Kerelos Yousef – Metasurfaces for Quantum Optics

February 28th 2025

LISE 303 12pm-1pm

Abstract: Metasurfaces—subwavelength arrays of spatially varying nanostructures—are transforming optics by offering flat, ultra-thin alternatives to bulky devices. By locally tailoring the phase, polarization, and other properties of light at each meta-atom, these nanotextured surfaces have enabled the miniaturization of key optical components such as metalenses (flat lenses), holograms, axicons, and specialized polarization elements. Crucially, by allowing the metasurfaces to manipulate more than one degree of freedom simultaneously—like phase and dispersion, or momentum and polarization—they unlock system-level miniaturization, eliminating the need for multiple lenses or complex setups. This has led to remarkable innovations, from dispersion-engineered metasurfaces that replace multi-material lens cascades to polarization cameras that directly capture polarization information of a scene in a single shot.

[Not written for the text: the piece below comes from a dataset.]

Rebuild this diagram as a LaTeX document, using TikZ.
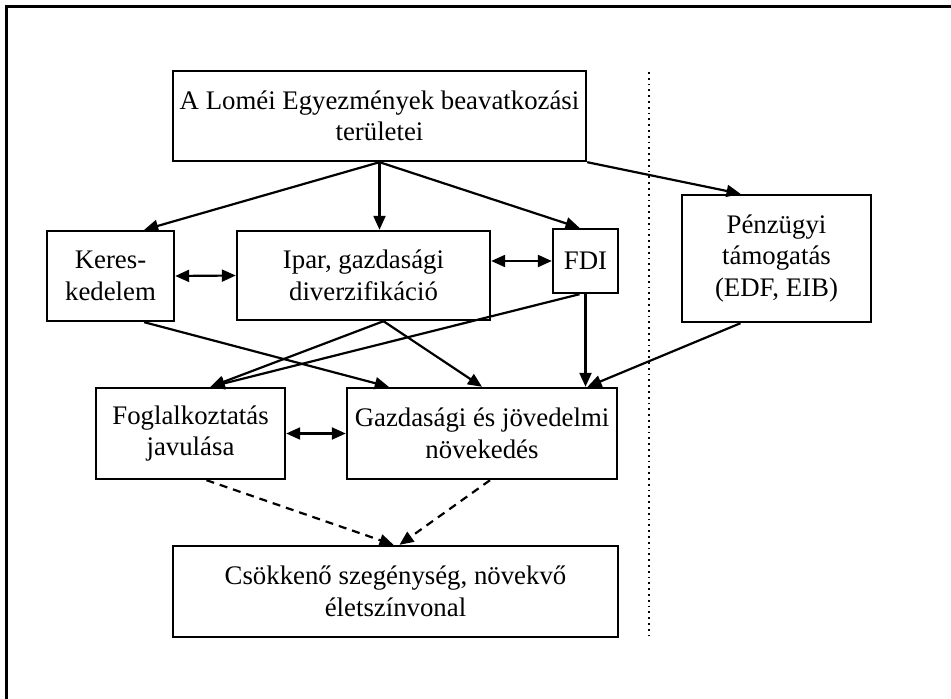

In this talk, I will discuss how these advances in metasurfaces can be extended to the quantum domain, focusing on whether a single metasurface can replace conventional beam-splitter networks used to manipulate non-classical states of light—crucial for quantum computing and other quantum technologies. Through a combination of theory and experiment, I will show the subwavelength engineering of each meta-atom’s matrix-valued transformation can induce strong multipath interference, enabling simultaneous multiphoton bunching, antibunching, and entanglement. I will also introduce a dual graph-theoretic framework that visually captures both the metasurface’s transformations and the quantum correlation landscape they produce. Building on this insight, I will illustrate how this duality can be leveraged to map conventional linear quantum optical circuits onto a single metasurface layer, thereby eliminating the quadratically growing hardware overhead. Ultimately, this approach establishes a new
paradigm for scalable, low-decoherence quantum photonic infrastructure.

About the speaker: Kerolos M. A. Yousef is a Ph.D. candidate in Applied Physics at Harvard University.
His current research explores innovative approaches to utilizing metasurfaces for quantum photonics, and for manipulating non-classical states of light. In 2018, during his sophomore year, Kerolos spent a year in the Capasso Lab, where he contributed to the development of dispersion-engineered metasurfaces for compact imaging and spectroscopy applications.